Пошёл проводить своего гостя драгоценного, бывшего «метаметафориста» Жданова Ивана, попутно зля фонарём ночную тьму. Он молча отворил калитку, тоже по-пьяному завалившуюся на забор, отрешённо, не оглядываясь, побрёл по тропинке среди кустов к тёмному дому. Я молча стоял, подняв высоко над головой фонарь, наугад высвечивая маршрут поверх ограды. Поэт, как заяц в луче света, в компании с ночной насекомостью, пересекающей луч, словно Млечный Путь, гипнотически переместился до жилища, и там удовлетворённо стукнулась о косяк дверь.
Обратный путь был свободен от ответственности, потому уже я сам начал сбиваться на «танго», по-дурацки, непочтительно обнажая светом деревья, чужие заборы, прогоняя пугливо отбегающую к лесу чёрную дыру улицы…
Утром позвонил Иван. Спросил, как всё было? Я догадался, что он не помнит финала, и для оживления Ваниного похмельного уныния сообщил, что вынес его, как раненого с поля боя, на своей радикулитной спине.
– Что-то не припоминаю, – засомневался Жданов.
– А что помнишь?
– Помню, что чай с вареньем пил на ночь.
– А как я тебя в ночи тащил на горбу, не помнишь?

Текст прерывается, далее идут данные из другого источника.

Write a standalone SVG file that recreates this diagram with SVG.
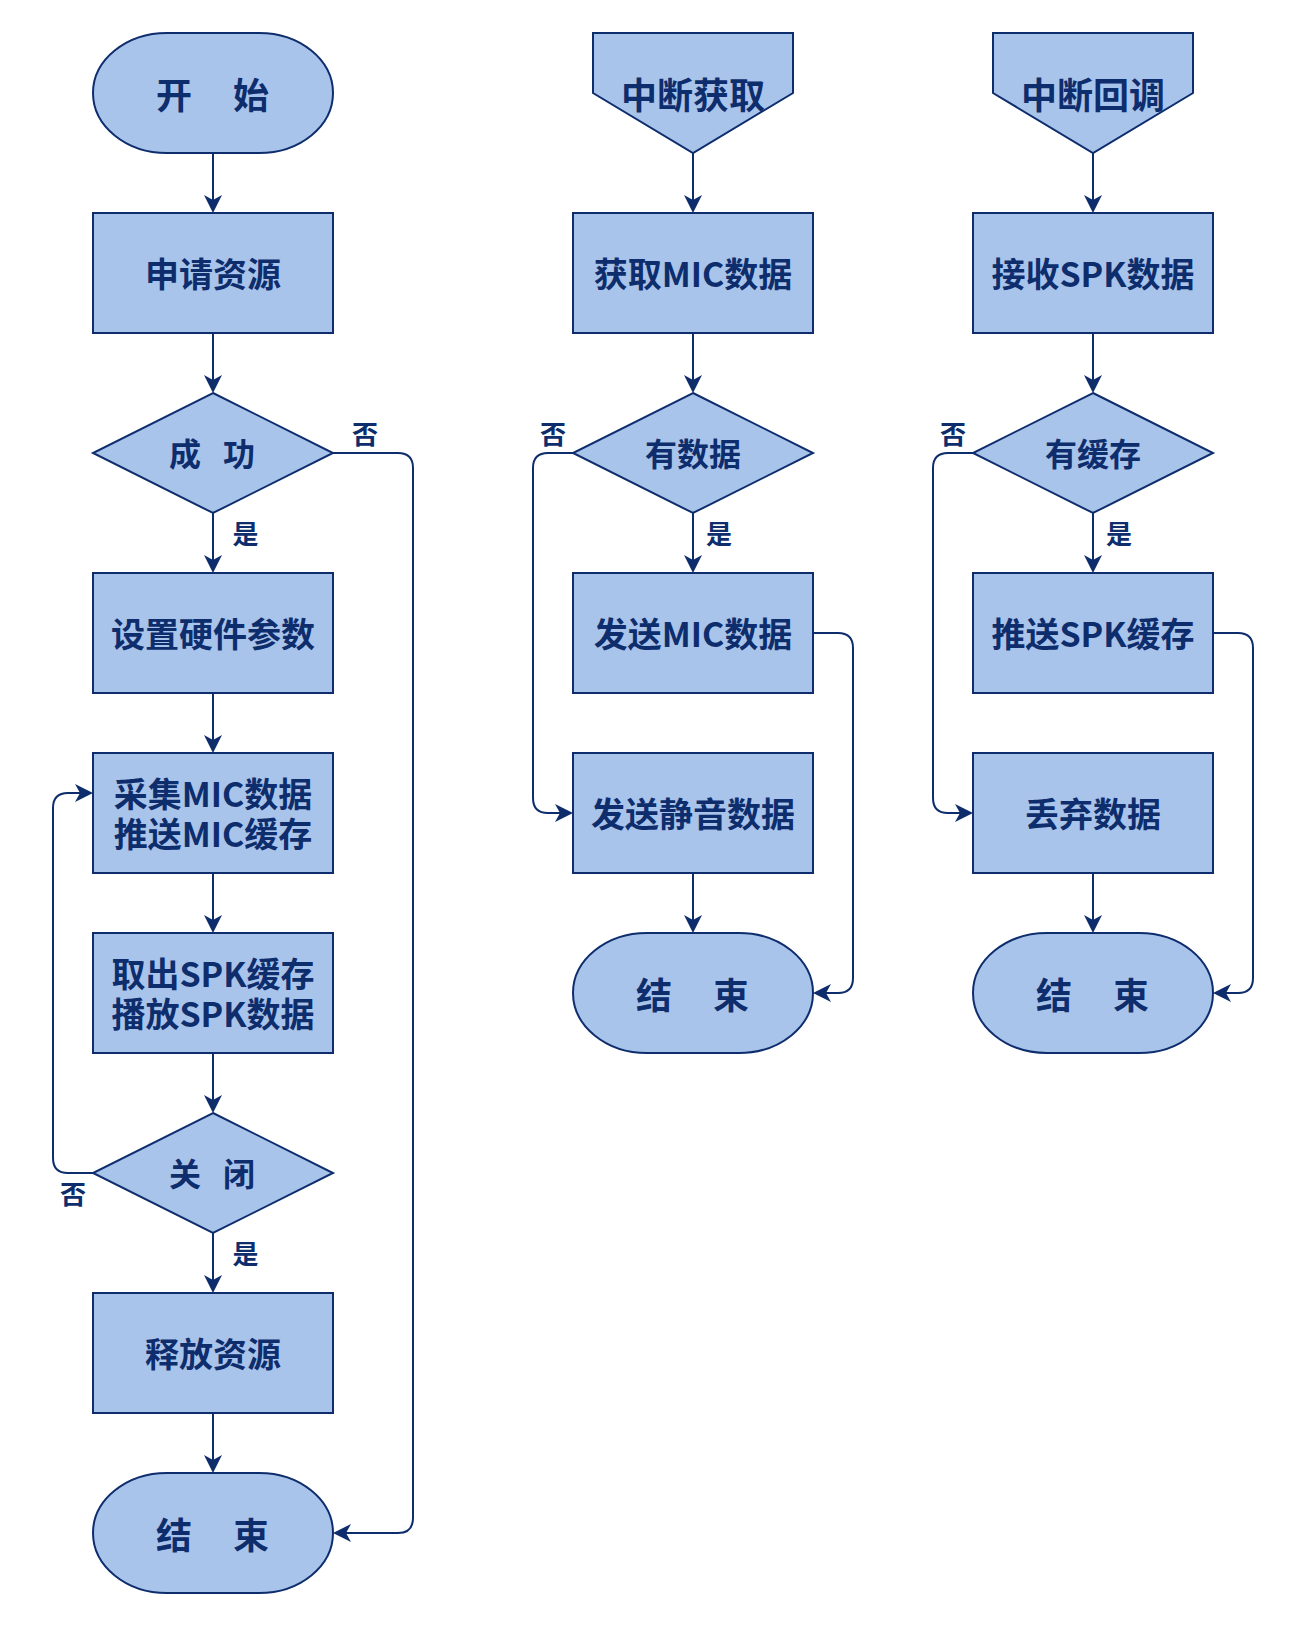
<svg xmlns="http://www.w3.org/2000/svg" width="1302" height="1636" viewBox="0 0 1302 1636">
<style>
.n{fill:#A9C4EB;stroke:#0E2D6D;stroke-width:2}
.t{font-family:"Noto Sans CJK SC","Noto Sans",sans-serif;font-weight:bold;fill:#0E2D6D;text-anchor:middle;dominant-baseline:central}
.r{font-size:34px}
.d{font-size:32px}
.e{font-size:36px}
.l{font-size:26px}
.c{fill:none;stroke:#0E2D6D;stroke-width:2}
</style>
<defs>
<marker id="a" markerUnits="userSpaceOnUse" markerWidth="24" markerHeight="24" viewBox="-20 -12 24 24" refX="0" refY="0" orient="auto">
<path d="M2,0 L-16,-9 L-11,0 L-16,9 Z" fill="#0E2D6D"/>
</marker>
</defs>
<rect width="1302" height="1636" fill="#fff"/>

<g id="connectors">
<path class="c" marker-end="url(#a)" d="M213,153 V211"/>
<path class="c" marker-end="url(#a)" d="M213,333 V391"/>
<path class="c" marker-end="url(#a)" d="M213,513 V571"/>
<path class="c" marker-end="url(#a)" d="M213,693 V751"/>
<path class="c" marker-end="url(#a)" d="M213,873 V931"/>
<path class="c" marker-end="url(#a)" d="M213,1053 V1111"/>
<path class="c" marker-end="url(#a)" d="M213,1233 V1291"/>
<path class="c" marker-end="url(#a)" d="M213,1413 V1471"/>
<path class="c" marker-end="url(#a)" d="M333,453 H398 Q413,453 413,468 V1518 Q413,1533 398,1533 H335"/>
<path class="c" marker-end="url(#a)" d="M93,1173 H68 Q53,1173 53,1158 V808 Q53,793 68,793 H91"/>

<path class="c" marker-end="url(#a)" d="M693,153 V211"/>
<path class="c" marker-end="url(#a)" d="M693,333 V391"/>
<path class="c" marker-end="url(#a)" d="M693,513 V571"/>
<path class="c" marker-end="url(#a)" d="M693,873 V931"/>
<path class="c" marker-end="url(#a)" d="M573,453 H548 Q533,453 533,468 V798 Q533,813 548,813 H571"/>
<path class="c" marker-end="url(#a)" d="M813,633 H838 Q853,633 853,648 V978 Q853,993 838,993 H815"/>

<path class="c" marker-end="url(#a)" d="M1093,153 V211"/>
<path class="c" marker-end="url(#a)" d="M1093,333 V391"/>
<path class="c" marker-end="url(#a)" d="M1093,513 V571"/>
<path class="c" marker-end="url(#a)" d="M1093,873 V931"/>
<path class="c" marker-end="url(#a)" d="M973,453 H948 Q933,453 933,468 V798 Q933,813 948,813 H971"/>
<path class="c" marker-end="url(#a)" d="M1213,633 H1238 Q1253,633 1253,648 V978 Q1253,993 1238,993 H1215"/>

<text class="t l" x="365" y="432">否</text>
<text class="t l" x="245.5" y="532.5">是</text>
<text class="t l" x="73" y="1192">否</text>
<text class="t l" x="245.5" y="1252.5">是</text>
<text class="t l" x="553" y="432">否</text>
<text class="t l" x="719" y="532.5">是</text>
<text class="t l" x="953" y="432">否</text>
<text class="t l" x="1119" y="532.5">是</text>
</g>

<!-- Left column -->
<g id="start1"><rect class="n" x="93" y="33" width="240" height="120" rx="74" ry="60"/><text class="t e" y="93"><tspan x="174">开</tspan><tspan x="251">始</tspan></text></g>
<g id="apply"><rect class="n" x="93" y="213" width="240" height="120"/><text class="t r" x="213" y="272">申请资源</text></g>
<g id="success"><polygon class="n" points="213,393 333,453 213,513 93,453"/><text class="t d" y="452"><tspan x="185">成</tspan><tspan x="239">功</tspan></text></g>
<g id="setparam"><rect class="n" x="93" y="573" width="240" height="120"/><text class="t r" x="213" y="632">设置硬件参数</text></g>
<g id="capture"><rect class="n" x="93" y="753" width="240" height="120"/><text class="t r"><tspan x="213" y="792">采集MIC数据</tspan><tspan x="213" y="832">推送MIC缓存</tspan></text></g>
<g id="play"><rect class="n" x="93" y="933" width="240" height="120"/><text class="t r"><tspan x="213" y="972">取出SPK缓存</tspan><tspan x="213" y="1012">播放SPK数据</tspan></text></g>
<g id="close"><polygon class="n" points="213,1113 333,1173 213,1233 93,1173"/><text class="t d" y="1172"><tspan x="185">关</tspan><tspan x="239">闭</tspan></text></g>
<g id="release"><rect class="n" x="93" y="1293" width="240" height="120"/><text class="t r" x="213" y="1352">释放资源</text></g>
<g id="end1"><rect class="n" x="93" y="1473" width="240" height="120" rx="74" ry="60"/><text class="t e" y="1533"><tspan x="174">结</tspan><tspan x="251">束</tspan></text></g>

<!-- Middle column -->
<g id="irq1"><polygon class="n" points="593,33 793,33 793,93 693,153 593,93"/><text class="t e" x="693" y="93">中断获取</text></g>
<g id="getmic"><rect class="n" x="573" y="213" width="240" height="120"/><text class="t r" x="693" y="272">获取MIC数据</text></g>
<g id="hasdata"><polygon class="n" points="693,393 813,453 693,513 573,453"/><text class="t d" x="693" y="452">有数据</text></g>
<g id="sendmic"><rect class="n" x="573" y="573" width="240" height="120"/><text class="t r" x="693" y="632">发送MIC数据</text></g>
<g id="sendmute"><rect class="n" x="573" y="753" width="240" height="120"/><text class="t r" x="693" y="812">发送静音数据</text></g>
<g id="end2"><rect class="n" x="573" y="933" width="240" height="120" rx="74" ry="60"/><text class="t e" y="993"><tspan x="654">结</tspan><tspan x="731">束</tspan></text></g>

<!-- Right column -->
<g id="irq2"><polygon class="n" points="993,33 1193,33 1193,93 1093,153 993,93"/><text class="t e" x="1093" y="93">中断回调</text></g>
<g id="recvspk"><rect class="n" x="973" y="213" width="240" height="120"/><text class="t r" x="1093" y="272">接收SPK数据</text></g>
<g id="hasbuf"><polygon class="n" points="1093,393 1213,453 1093,513 973,453"/><text class="t d" x="1093" y="452">有缓存</text></g>
<g id="pushspk"><rect class="n" x="973" y="573" width="240" height="120"/><text class="t r" x="1093" y="632">推送SPK缓存</text></g>
<g id="drop"><rect class="n" x="973" y="753" width="240" height="120"/><text class="t r" x="1093" y="812">丢弃数据</text></g>
<g id="end3"><rect class="n" x="973" y="933" width="240" height="120" rx="74" ry="60"/><text class="t e" y="993"><tspan x="1054">结</tspan><tspan x="1131">束</tspan></text></g>
</svg>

– Нет, – твёрже сказал Иван. – На меня водка плохо действует. Пью без удовольствия. А потом, раз! – как протезом по голове, и не помню ничего, что было… ха-ха-ха! – хрипло и отчасти самодовольно засмеялся поэт. Рассмеялся прямо в моё утреннее ухо, ещё не отупевшее от громких звуков.
– Жди – сказал я. – Скоро приду с пирогом и баелдой из синеньких! И всё расскажу, чтоб ты не страдал подозрениями!
– Давай! – обрадовался поэт.
…Накануне был плановый день моего рождения. Как и заведено, всё самое интересное началось к концу. А именно, я уговорил Ивана, и он читал стихи! Много! Были за столом гости, которые со скепсисом, присущим хирургам и технарям, не шибко-то верили моим заочным восторгам: «Гений! Гений!» И вот Ваню наконец узрели живьём, и он в ударе начал читать, и все притихли, как дети в грозу…
…Мелкий дождь идёт на нет,
окна смотрят сонно.
Вот и выключили свет
в красной ветке клёна.
И внутри её темно
и, наверно, сыро,
и глядит она в окно,
словно в полость мира.
И глядит она туда,
век не поднимая, –
в отблеск Страшного суда,
в отголосок рая.
В доме шумно и тепло,
жизнь течёт простая.
Но трещит по швам стекло,
в ночь перерастая.
Это музыка в бреду
растеряла звуки.
Но кому нести беду,
простирая руки?
И кому искать ответ
и шептать при громе?
Вот и всё. Погашен свет.
Стало тихо в доме.
В доме действительно стало тихо, и кто-то тихо сказал: «Ещё, пожалуйста…» И все дружно вскричали: «Ещё! Ещё!»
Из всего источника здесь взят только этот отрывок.